La programmazione dell’Opera di Bruxelles continua extra muros al Cirque Royal in attesa che terminino i lavori di restauro della sala di Place de la Monnaie. Ciononostante non vengono a mancare spettacoli non convenzionali come questo, un intelligente gioco ironico e intellettuale in cui la satira di un’opera seria diventa un’opera buffa, quasi una scommessa per un pubblico non specializzato. Nella vivace ma fluida regia di Patrick Kinmonth, a cui si devono anche scenografie e costumi, l’azione si svolge su due pedane collegate da una passerella attorniata dagli strumentisti della B’Rock Orchestra rimpolpata da membri dell’orchestra de la Monnaie e diretta da un René Jacobs che conosce perfettamente l’opera avendola presentata già nel 1994 a Schwetzingen. I movimenti coreografici di Fernando Melo sono loro stessi una parodia di quelli della coreografa Anne Teresa de Kerrsmaeker, la Pina Bausch belga.

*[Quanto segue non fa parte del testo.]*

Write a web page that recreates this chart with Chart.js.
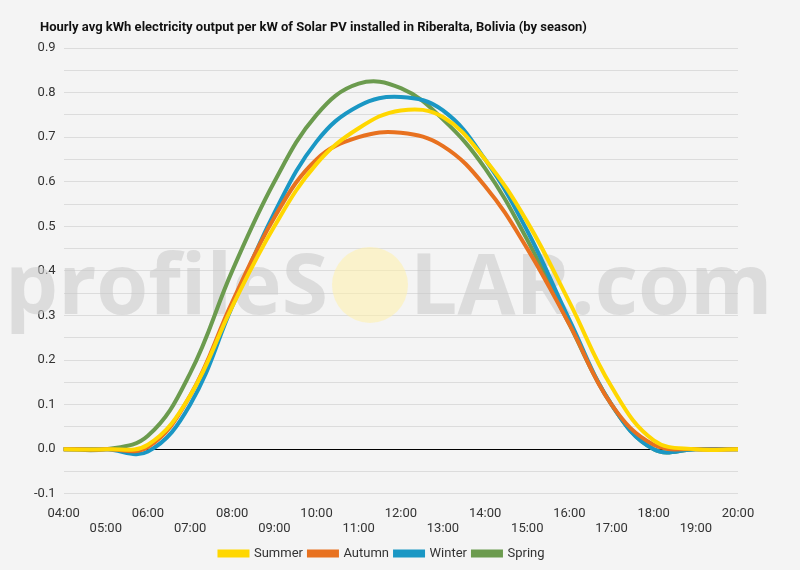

Ottima presenza scenica e buona vocalità (e se non è perfetta poco importa, tanto si tratta di una parodia) nel nutrito cast tra cui riconosciamo il nostro sempre impeccabile Pietro Spagnoli (il poeta Delirio) e poi Mario Zeffiri (il primo musico Ritornello), Markos Fink (l’impresario Fallito), Thomas Walker (il compositore Sospiro), Alex Penda (la prima donna Stonatrilla), Robin Johannsen (l’ipocondriaca seconda donna Smorfiosa), Sunhae Im (la giovane Porporina, parodia del castrato Porporino), Nikolay Borchev (il maestro di ballo Passagallo), Magnus Staveland, Stephen Wallace e Rupert Enticknap (le mamme barbute Bragherona, Befana e Caverna).

Inizialmente in ricchi costumi settecenteschi, poi ne L’Oranzebe fantasiosi abiti orientaleggianti e infine in abiti moderni: il regista vuol dirci che le cose non sono cambiate molto neanche ai giorni nostri.